NCRI-US Staff, 13 November 2017
Photo: Pouria Pakizeh / AFP/Getty Images
Washington D.C.—November 13, 2017, On November 12 at 9:48 p.m. local time, the Iran-Iraqi Kurdistan border was struck by a 7.3 magnitude earthquake, killing over 400 and injuring nearly 7,000. Iran, and particularly the Kermanshah province, was hit the hardest of all affected areas. Causalities are expected to rise as rescue operators search ruins for victims.
Entire towns have been left in ruins following the tremors and 70,000 have been displaced so far, most of whom are Iranian. Those afflicted have been forced out of their own homes in fear of a structural collapse that could result from aftershocks, 50 of which have happened so far.

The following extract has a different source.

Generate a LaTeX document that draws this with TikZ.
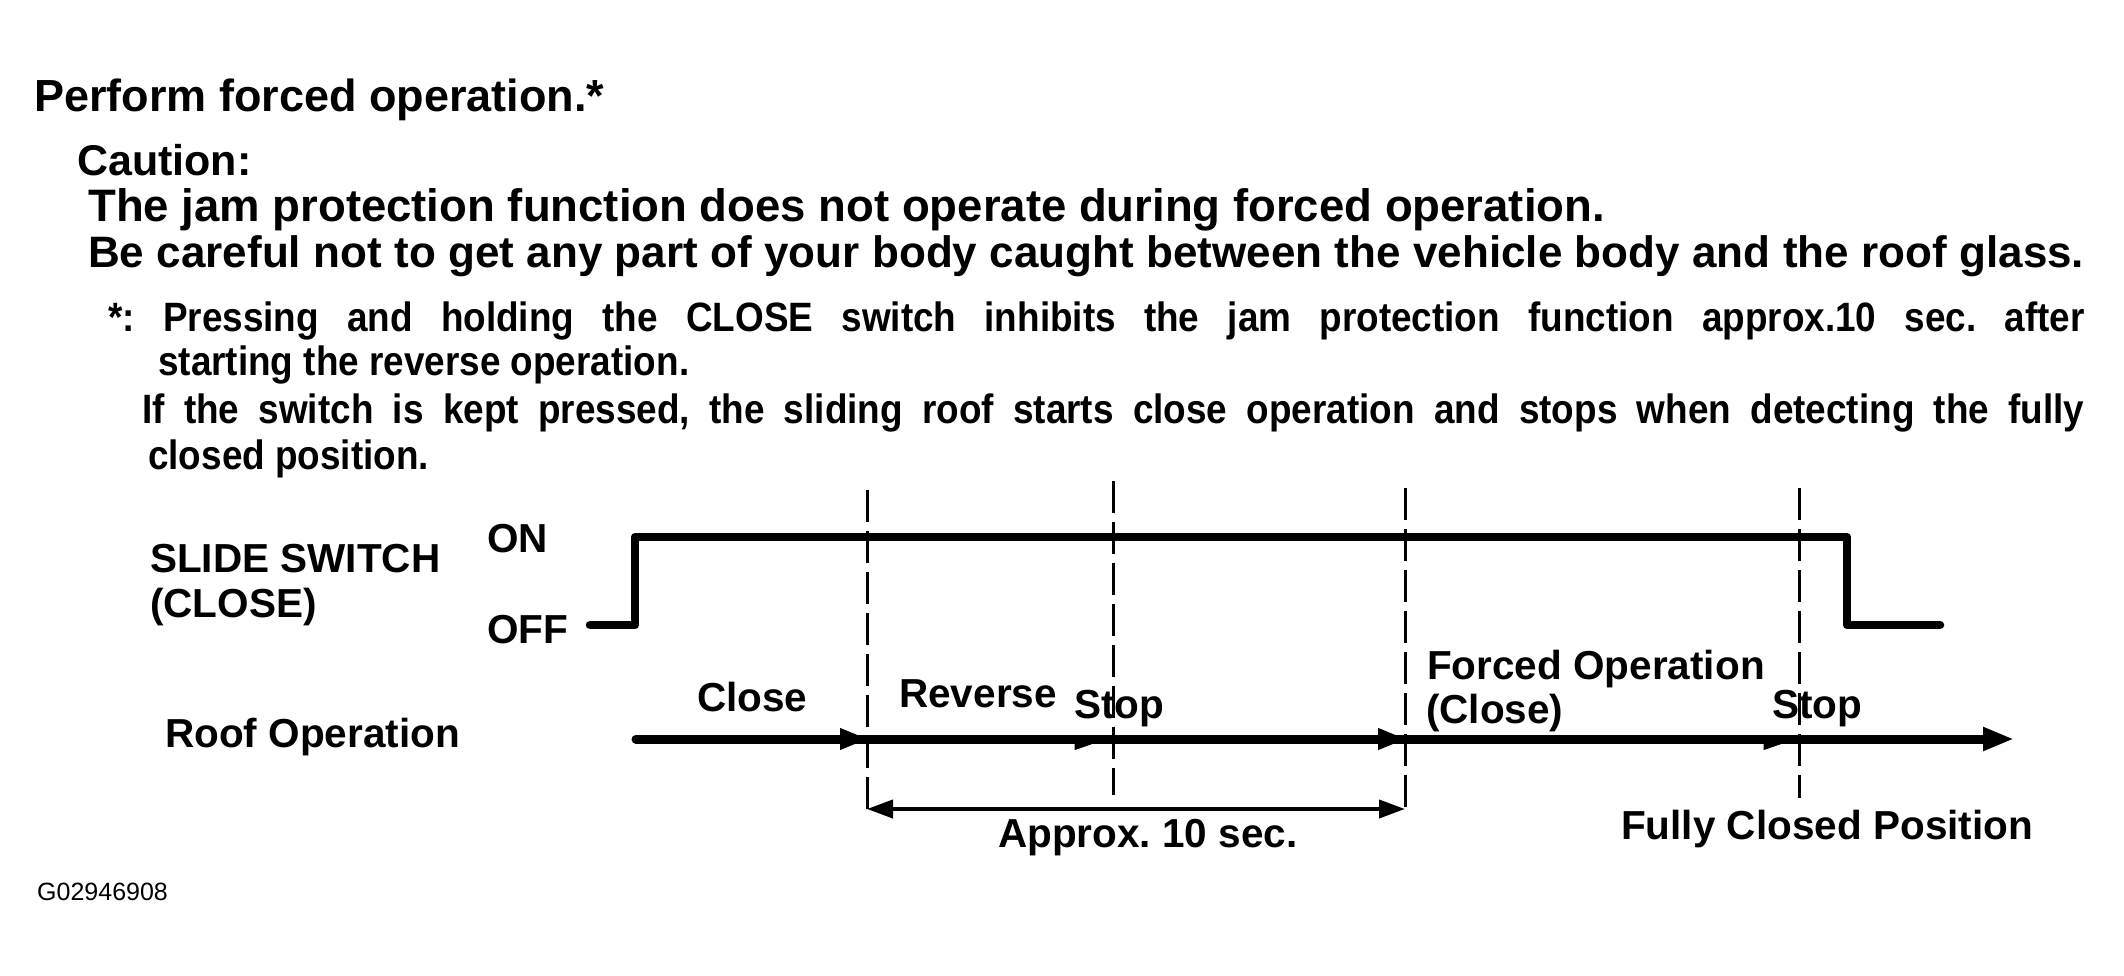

Relief efforts by the Iranian government have so far been slow to come. Many Iranian youths have expressed dissatisfaction on social media with their government’s inability to provide sufficient aid, posting pictures of their cities and towns in ruins as well as images of victims’ bodies.
More than 100 Iranian causalities are from the town of Sarpol-e Zahab in the Kermanshah province, which was at the center of the tremors. Many residents of the town have also taken to social media to express their displeasure with the safety of a government-funded affordable housing complex named “Maskan-e Mehr,” which was built under the Ahmadinejad presidency. The apartment complex nearly collapsed entirely under the force of the earthquake, causing many residents to question whether basic safety precautions were taken in preparation for an earthquake when the complex was built.
Iran has a recent history of earthquakes with similarly lethal and destructive magnitudes. Iran is one of the most seismically active countries in the world, and has several major fault lines that pass through its border. In 2012 an earthquake killed over 300 people in East Azerbaijan, and in 2003 over 26,000 were killed by a single earthquake in the historic city of Bam . Given that Iran is a country with consistent and lethal earthquakes, it raises further suspicion as to why the Maskan-e Mehr apartment complex did not appear to be built in line with safety standards.
Mrs. Mariam Rajavi, the president-elect of the National Council of Resistance of Iran, promoted a message of solidarity in response to the earthquakes, and called on the Iranian youth to serve a civic duty in place of their slacking government. Recognizing the regime’s history of “dragging its feet” in its aid efforts, Mrs. Rajavi said in a public statement on Monday that “this is more reason for our compatriots, particularly the courageous youths, who reside in western Iran to rush to the aid of people in the quake-stricken areas and help those trapped under the wreckage.” She concluded her statement by sharing that the prayers of the NCRI are for those afflicted by such an awful tragedy.